WHAT IS ASKED. Give the listing again exactly, omitting its images.

-- SOURCE RECORDS start --

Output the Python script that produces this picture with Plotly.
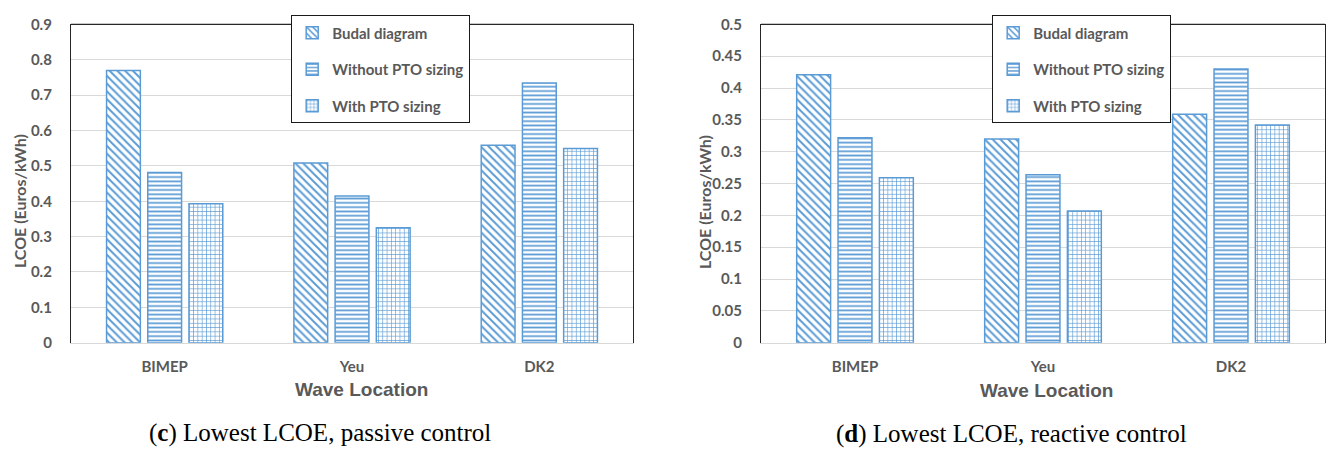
import plotly.graph_objects as go
from plotly.subplots import make_subplots

# Wave sites and LCOE values (Euros/kWh)
locations = ["BIMEP", "Yeu", "DK2"]
series_names = ["Budal diagram", "Without PTO sizing", "With PTO sizing"]

passive_budal = [0.77, 0.508, 0.558]
passive_without = [0.481, 0.415, 0.734]
passive_with = [0.393, 0.325, 0.549]

reactive_budal = [0.421, 0.32, 0.359]
reactive_without = [0.322, 0.264, 0.43]
reactive_with = [0.259, 0.207, 0.342]

passive_ticks = [0, 0.1, 0.2, 0.3, 0.4, 0.5, 0.6, 0.7, 0.8, 0.9]
reactive_ticks = [0, 0.05, 0.1, 0.15, 0.2, 0.25, 0.3, 0.35, 0.4, 0.45, 0.5]

BLUE = "#5B9BD5"
GREY_TXT = "#595959"
GRID = "#D9D9D9"
W, H = 1328, 453

patterns = [
    dict(shape="\\", size=5.5, solidity=0.35),
    dict(shape="-", size=4.3, solidity=0.4),
    dict(shape="+", size=4.3, solidity=0.28),
]

fig = make_subplots(rows=1, cols=2)

def add_bars(values_list, col, legend_name):
    for name, vals, pat in zip(series_names, values_list, patterns):
        fig.add_trace(
            go.Bar(
                x=locations, y=vals, name=name,
                legend=legend_name, legendgroup=legend_name + name,
                marker=dict(
                    color="white",
                    line=dict(color=BLUE, width=1.5),
                    pattern=dict(fgcolor=BLUE, bgcolor="white", fillmode="replace", **pat),
                ),
            ),
            row=1, col=col,
        )

add_bars([passive_budal, passive_without, passive_with], 1, "legend")
add_bars([reactive_budal, reactive_without, reactive_with], 2, "legend2")

def px_x(v):
    return v / W

def px_y(v):
    return 1 - v / H

left_dom = [px_x(71), px_x(633)]
right_dom = [px_x(761), px_x(1325)]
y_dom = [px_y(346.5), px_y(15)]

tick_font = dict(family="Lato", size=15, color=GREY_TXT, weight="bold")

axis_x = dict(showgrid=False, showline=True, linecolor=GRID, linewidth=1,
              ticks="", tickfont=tick_font, ticklabelstandoff=10, fixedrange=True)
fig.update_xaxes(domain=left_dom, row=1, col=1, **axis_x)
fig.update_xaxes(domain=right_dom, row=1, col=2, **axis_x)

axis_y = dict(showgrid=True, gridcolor=GRID, gridwidth=1, zeroline=False,
              showline=True, mirror=True, linecolor="#262626", linewidth=1.2,
              ticks="", tickfont=tick_font, ticklabelstandoff=15, domain=y_dom)
fig.update_yaxes(range=[0, 0.9], tickvals=passive_ticks, row=1, col=1, **axis_y)
fig.update_yaxes(range=[0, 0.5], tickvals=reactive_ticks, row=1, col=2, **axis_y)

# top edge of each plot frame
for xr, yr in (("x domain", "y domain"), ("x2 domain", "y2 domain")):
    fig.add_shape(type="line", xref=xr, yref=yr, x0=0, x1=1, y0=1, y1=1,
                  line=dict(color="#262626", width=1.2))

legend_style = dict(
    xanchor="left", yanchor="top",
    bgcolor="white", bordercolor="#1a1a1a", borderwidth=1.2,
    font=dict(family="Lato", size=15, color=GREY_TXT, weight="bold"),
    tracegroupgap=14, traceorder="grouped", itemwidth=30,
)

fig.update_layout(
    width=W, height=H,
    margin=dict(l=0, r=0, t=0, b=0),
    paper_bgcolor="white", plot_bgcolor="white",
    barmode="group", bargap=0.34, bargroupgap=0.18,
    legend=dict(x=px_x(291), y=px_y(5.5), **legend_style),
    legend2=dict(x=px_x(992), y=px_y(5.5), **legend_style),
    showlegend=True,
)

title_font = dict(family="Lato", size=16, color=GREY_TXT, weight="bold")
xt_font = dict(family="Liberation Sans", size=19, color=GREY_TXT, weight="bold")
cap_font = dict(family="Liberation Serif", size=25, color="black")

annots = [
    dict(x=px_x(19), y=px_y(199), text="LCOE (Euros/kWh)", textangle=-90, font=title_font),
    dict(x=px_x(704), y=px_y(200), text="LCOE (Euros/kWh)", textangle=-90, font=title_font),
    dict(x=px_x(361), y=px_y(395), text="Wave Location", font=xt_font),
    dict(x=px_x(1046), y=px_y(396), text="Wave Location", font=xt_font),
    dict(x=px_x(320), y=px_y(441), text="(<b>c</b>) Lowest LCOE, passive control", font=cap_font),
    dict(x=px_x(1011), y=px_y(442), text="(<b>d</b>) Lowest LCOE, reactive control", font=cap_font),
]
for a in annots:
    fig.add_annotation(xref="paper", yref="paper", showarrow=False,
                       xanchor="center", yanchor="middle", **a)

fig.write_html("out.html")
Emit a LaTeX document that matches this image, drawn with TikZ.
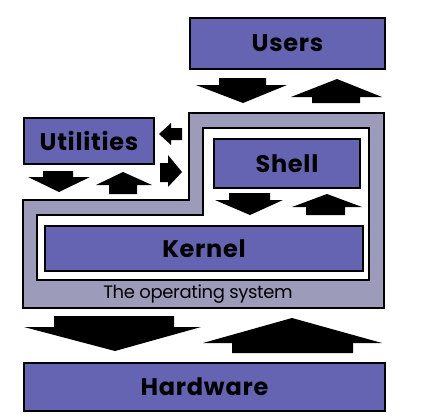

-- SOURCE RECORDS end --

OUTPUT FOR THIS TASK.
Output the Python script that produces this picture with Plotly.
import plotly.graph_objects as go
from plotly.subplots import make_subplots

# Wave sites and LCOE values (Euros/kWh)
locations = ["BIMEP", "Yeu", "DK2"]
series_names = ["Budal diagram", "Without PTO sizing", "With PTO sizing"]

passive_budal = [0.77, 0.508, 0.558]
passive_without = [0.481, 0.415, 0.734]
passive_with = [0.393, 0.325, 0.549]

reactive_budal = [0.421, 0.32, 0.359]
reactive_without = [0.322, 0.264, 0.43]
reactive_with = [0.259, 0.207, 0.342]

passive_ticks = [0, 0.1, 0.2, 0.3, 0.4, 0.5, 0.6, 0.7, 0.8, 0.9]
reactive_ticks = [0, 0.05, 0.1, 0.15, 0.2, 0.25, 0.3, 0.35, 0.4, 0.45, 0.5]

BLUE = "#5B9BD5"
GREY_TXT = "#595959"
GRID = "#D9D9D9"
W, H = 1328, 453

patterns = [
    dict(shape="\\", size=5.5, solidity=0.35),
    dict(shape="-", size=4.3, solidity=0.4),
    dict(shape="+", size=4.3, solidity=0.28),
]

fig = make_subplots(rows=1, cols=2)

def add_bars(values_list, col, legend_name):
    for name, vals, pat in zip(series_names, values_list, patterns):
        fig.add_trace(
            go.Bar(
                x=locations, y=vals, name=name,
                legend=legend_name, legendgroup=legend_name + name,
                marker=dict(
                    color="white",
                    line=dict(color=BLUE, width=1.5),
                    pattern=dict(fgcolor=BLUE, bgcolor="white", fillmode="replace", **pat),
                ),
            ),
            row=1, col=col,
        )

add_bars([passive_budal, passive_without, passive_with], 1, "legend")
add_bars([reactive_budal, reactive_without, reactive_with], 2, "legend2")

def px_x(v):
    return v / W

def px_y(v):
    return 1 - v / H

left_dom = [px_x(71), px_x(633)]
right_dom = [px_x(761), px_x(1325)]
y_dom = [px_y(346.5), px_y(15)]

tick_font = dict(family="Lato", size=15, color=GREY_TXT, weight="bold")

axis_x = dict(showgrid=False, showline=True, linecolor=GRID, linewidth=1,
              ticks="", tickfont=tick_font, ticklabelstandoff=10, fixedrange=True)
fig.update_xaxes(domain=left_dom, row=1, col=1, **axis_x)
fig.update_xaxes(domain=right_dom, row=1, col=2, **axis_x)

axis_y = dict(showgrid=True, gridcolor=GRID, gridwidth=1, zeroline=False,
              showline=True, mirror=True, linecolor="#262626", linewidth=1.2,
              ticks="", tickfont=tick_font, ticklabelstandoff=15, domain=y_dom)
fig.update_yaxes(range=[0, 0.9], tickvals=passive_ticks, row=1, col=1, **axis_y)
fig.update_yaxes(range=[0, 0.5], tickvals=reactive_ticks, row=1, col=2, **axis_y)

# top edge of each plot frame
for xr, yr in (("x domain", "y domain"), ("x2 domain", "y2 domain")):
    fig.add_shape(type="line", xref=xr, yref=yr, x0=0, x1=1, y0=1, y1=1,
                  line=dict(color="#262626", width=1.2))

legend_style = dict(
    xanchor="left", yanchor="top",
    bgcolor="white", bordercolor="#1a1a1a", borderwidth=1.2,
    font=dict(family="Lato", size=15, color=GREY_TXT, weight="bold"),
    tracegroupgap=14, traceorder="grouped", itemwidth=30,
)

fig.update_layout(
    width=W, height=H,
    margin=dict(l=0, r=0, t=0, b=0),
    paper_bgcolor="white", plot_bgcolor="white",
    barmode="group", bargap=0.34, bargroupgap=0.18,
    legend=dict(x=px_x(291), y=px_y(5.5), **legend_style),
    legend2=dict(x=px_x(992), y=px_y(5.5), **legend_style),
    showlegend=True,
)

title_font = dict(family="Lato", size=16, color=GREY_TXT, weight="bold")
xt_font = dict(family="Liberation Sans", size=19, color=GREY_TXT, weight="bold")
cap_font = dict(family="Liberation Serif", size=25, color="black")

annots = [
    dict(x=px_x(19), y=px_y(199), text="LCOE (Euros/kWh)", textangle=-90, font=title_font),
    dict(x=px_x(704), y=px_y(200), text="LCOE (Euros/kWh)", textangle=-90, font=title_font),
    dict(x=px_x(361), y=px_y(395), text="Wave Location", font=xt_font),
    dict(x=px_x(1046), y=px_y(396), text="Wave Location", font=xt_font),
    dict(x=px_x(320), y=px_y(441), text="(<b>c</b>) Lowest LCOE, passive control", font=cap_font),
    dict(x=px_x(1011), y=px_y(442), text="(<b>d</b>) Lowest LCOE, reactive control", font=cap_font),
]
for a in annots:
    fig.add_annotation(xref="paper", yref="paper", showarrow=False,
                       xanchor="center", yanchor="middle", **a)

fig.write_html("out.html")
Emit a LaTeX document that matches this image, drawn with TikZ.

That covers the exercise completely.